Saly Ou Moeut

Personal information
- Nationality: Cambodian
- Born: 7 February 1992 (age 34) Phnom Penh, Cambodia
- Height: 166 cm (5 ft 5 in)
- Weight: 57 kg (126 lb)

Sport
- Country: Cambodia

Medal record
Representing Cambodia
Men's Jet ski
Asian Games
| Gold medal – first place | 2018 Jakarta | ski modified |
| Bronze medal – third place | 2018 Jakarta | runabout 1100 stock |
SEA Games
| Gold medal – first place | 2023 Phnom Penh | ski GP |
| Bronze medal – third place | 2023 Phnom Penh | ski lite |

= Saly Ou Moeut =

Cambodian jet skier

Saly Ou Moeut (សាលី អ៊ូ​មើ​ត; born 7 February 1992) is a Cambodian male jet skier. He represented Cambodia at the 2018 Asian Games, which was also his first Asian Games event.
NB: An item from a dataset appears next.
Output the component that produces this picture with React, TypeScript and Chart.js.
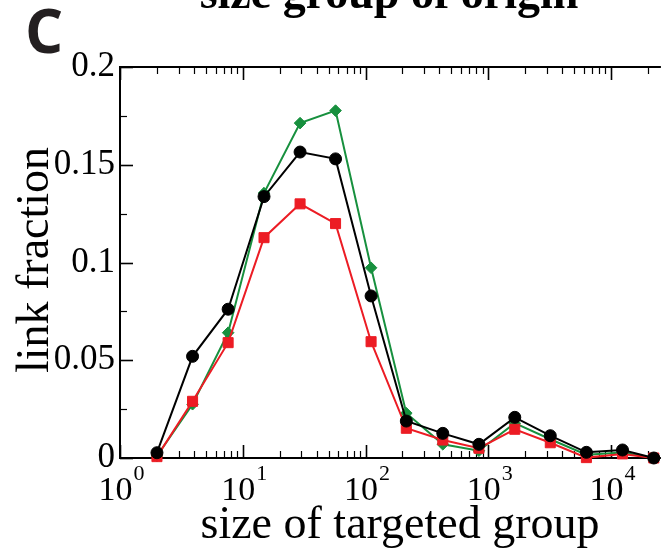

During the 2018 Asian Games, he became the first Cambodian male athlete to win an Asian Games gold medal and also became only the third overall Cambodian to win gold for Cambodia at the Asian Games history after striking gold in the men's ski modified event on 25 August. This was also the second gold medal for Cambodia during the 2018 Asiad following Jessa Khan who claimed gold in ju-jitsu on 24 August. Saly Ou Moeut also went onto claim a bronze in the men's runabout 1100 stock event, which eventually became the first bronze medal for Cambodia at the 2018 Asian Games.